- Interactive map of Andriivka
- Andriivka Location of Andriivka within Ukraine Andriivka Andriivka (Ukraine)
- Coordinates: 48°30′4″N 37°57′52″E﻿ / ﻿48.50111°N 37.96444°E
- Country: Ukraine
- Oblast: Donetsk Oblast
- Raion: Bakhmut Raion
- Hromada: Bakhmut urban hromada

Population (2023)
- • Total: 0

= Andriivka, Bakhmut Raion, Donetsk Oblast =

Andriivka (Андріївка, /uk/) was a village in Bakhmut urban hromada, Bakhmut Raion, Donetsk Oblast, eastern Ukraine. It lay between the larger village of Klishchiivka to the north and the rural settlement of Kurdiumivka to the south. Andriivka had a population of 74 in 2001. It was completely destroyed during the Russo-Ukrainian war, and was a main subject of the 2025 documentary 2000 Meters to Andriivka.

==History==
===Russian invasion of Ukraine===
On 30 November 2022, Russian forces captured the village during the invasion of Ukraine. During the 2023 Ukrainian counteroffensive in the first week of July, Ukrainian troops were able to break through Russian defensive lines after a 10-day battle. On 18 July 2023 they had seized an elevated position in nearby Klishchiivka and on 25 July the 3rd Assault Brigade entered the heavily mined village of Andriivka, forcing the Chechen Akhmat Battalion to flee from both settlements.

On 15 September 2023, the 3rd Separate Assault Brigade retook the area. According to Hanna Maliar the Russian troops were encircled, separated from the main forces, and destroyed. The 3rd Assault Brigade's Telegram channel claimed it eliminated the intelligence chief of the Russian 72nd Separate Motor Rifle Brigade, as well as three battalion commanders, and nearly all of the infantry. During the battles the village had been completely destroyed.

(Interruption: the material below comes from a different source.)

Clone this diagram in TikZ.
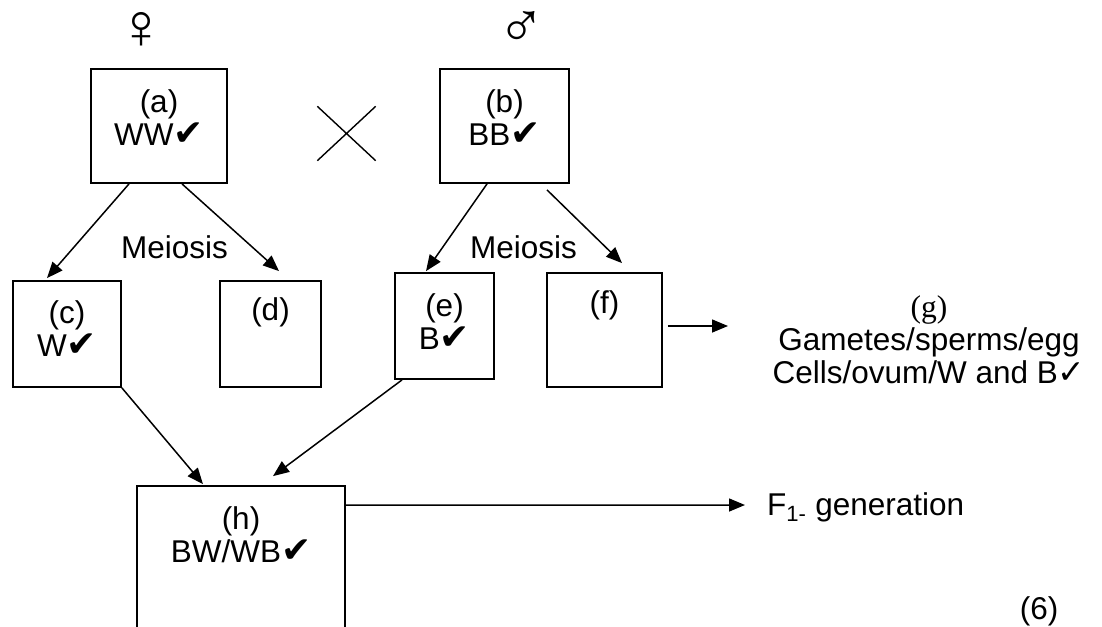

The village had significant fighting as Russian forces repeatedly tried to reoccupy it. On 23 May 2024, Russian forces claimed to have recaptured Andriivka. On 18 February 2025, these claims were confirmed by Ukrainian sources.

== Demographics ==
According to the 2001 Ukrainian census, the village's population was 74 people, of whom 81.08% spoke Ukrainian, and 18.92% spoke Russian.